D.L. Wallace, Sanders’ business partner and co-founder of Prime Prep, said the school probably would appeal.
“I have not been forwarded the meeting minutes,” said Wallace. “If they are outlined the way I heard it from our interim athletic director, there certainly will be an appeal coming. If the district executive committee made that ruling, it is outside their scope of powers.”
Sanders said his school has been aboveboard in all athletic matters, adding he’s driving four hours a day to help inner-city Dallas students.
“They can’t do that,” he said of the district vote. “We are in the good graces of the (University Interscholastic League). The district is just upset about the athletes we’re getting and my hiring of Ray Forsett (from nationally ranked Grace Prep in Arlington, Texas) as basketball coach. This isn’t about athletics. It’s about education.
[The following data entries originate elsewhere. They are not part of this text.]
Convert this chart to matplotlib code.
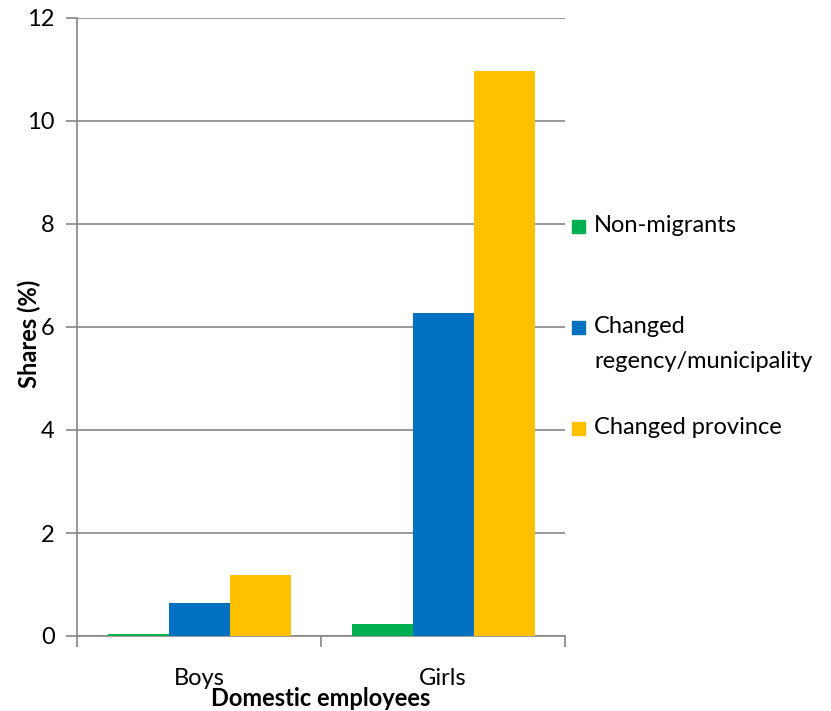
import matplotlib
matplotlib.use("Agg")
import matplotlib.pyplot as plt
import numpy as np
from matplotlib.patches import Rectangle

categories = ["Boys", "Girls"]
series_names = ["Non-migrants", "Changed\nregency/municipality", "Changed province"]
non_migrants = [0.03, 0.23]
changed_regency = [0.64, 6.27]
changed_province = [1.18, 10.97]
colors = ["#00B050", "#0070C0", "#FFC000"]
yticks = [0, 2, 4, 6, 8, 10, 12]

plt.rcParams['font.family'] = ['Lato', 'DejaVu Sans']
FS = 17

fig = plt.figure(figsize=(8.31, 7.11), dpi=100)
ax = fig.add_axes([77/831, 75/711, (565-77)/831, (636-18)/711])

values = [non_migrants, changed_regency, changed_province]
x = np.arange(len(categories))
w = 0.25
for i, (vals, c) in enumerate(zip(values, colors)):
    ax.bar(x + (i - 1) * w, vals, width=w, color=c, zorder=3, linewidth=0)

ax.set_xlim(-0.5, 1.5)
ax.set_ylim(0, 12)
ax.set_yticks(yticks)
ax.set_yticklabels([str(t) for t in yticks])
ax.yaxis.grid(True, color="#868686", linewidth=1.2)
ax.set_axisbelow(True)
ax.set_xticks([-0.5, 0.5, 1.5])
ax.set_xticklabels([])
ax.set_xticks(x, minor=True)
ax.set_xticklabels(categories, minor=True)
ax.tick_params(axis='x', which='minor', length=0, pad=23, labelsize=FS)
ax.tick_params(axis='x', which='major', length=8, width=1.2, color="#868686")
ax.tick_params(axis='y', length=8, width=1.2, color="#868686", labelsize=FS, pad=8)
for s in ["top", "right"]:
    ax.spines[s].set_visible(False)
for s in ["left", "bottom"]:
    ax.spines[s].set_color("#868686")
    ax.spines[s].set_linewidth(1.2)

fig.text(29/831, 1 - 334/711, "Shares (%)", rotation=90, ha="center", va="center",
         fontsize=FS, fontweight="bold")
fig.text(321/831, 1 - 698/711, "Domestic employees", ha="center", va="center",
         fontsize=FS, fontweight="bold")

# legend
leg_y = [226, 327, 428]
for name, c, yy in zip(series_names, colors, leg_y):
    fig.patches.append(Rectangle((572/831, 1 - (yy + 7)/711), 13/831, 13/711,
                                 transform=fig.transFigure, color=c, figure=fig))
    lines = name.split("\n")
    for k, line in enumerate(lines):
        fig.text(594/831, 1 - (yy + 34 * k)/711, line, ha="left", va="center",
                 fontsize=FS)

fig.savefig("out.png", dpi=100)
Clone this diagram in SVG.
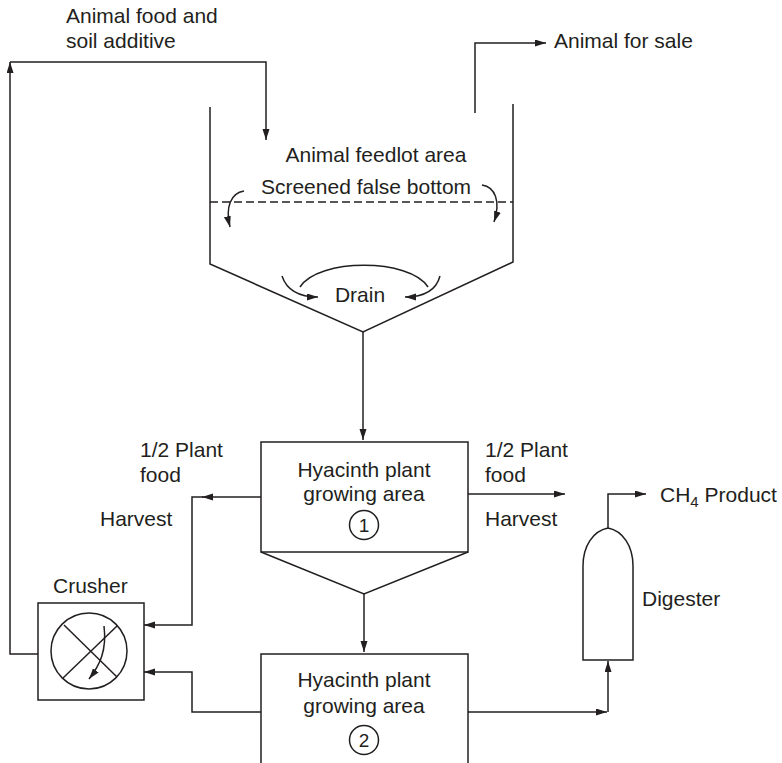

The dropout rate in Dallas is 53%, and we’re trying to change that.”
Mark Cousins, director of athletics for the University Interscholastic League, the state’s main governing body for high school activities, said it’s common for a new school to have difficulty gearing up to varsity competition.
“It’s not unusual for new school and it’s not unusual for schools that have been in existence for a while,” Cousins said. “There are any number of reasons a school may have to drop from varsity competition.”
Like Wallace, Cousins said he hadn’t received the minutes from the 11-3A meeting.
“We don’t know anything official yet,” Cousins said. “If it is as reported, (Prime Prep) would certainly have an appeal to the state executive committee.”
For now, Parish Episcopal (Dallas) football coach Scott Nady said he still expects his team, which plays in the Texas Association of Private and Private Schools, to play Prime Prep in its football opener Aug. 31.
“We are 100% planning on playing the game,” Nady said. “The most important thing for us is that 100 kids get to play a football game. It’s impossible to get another game this late. If they couldn’t play, it would be terrible.”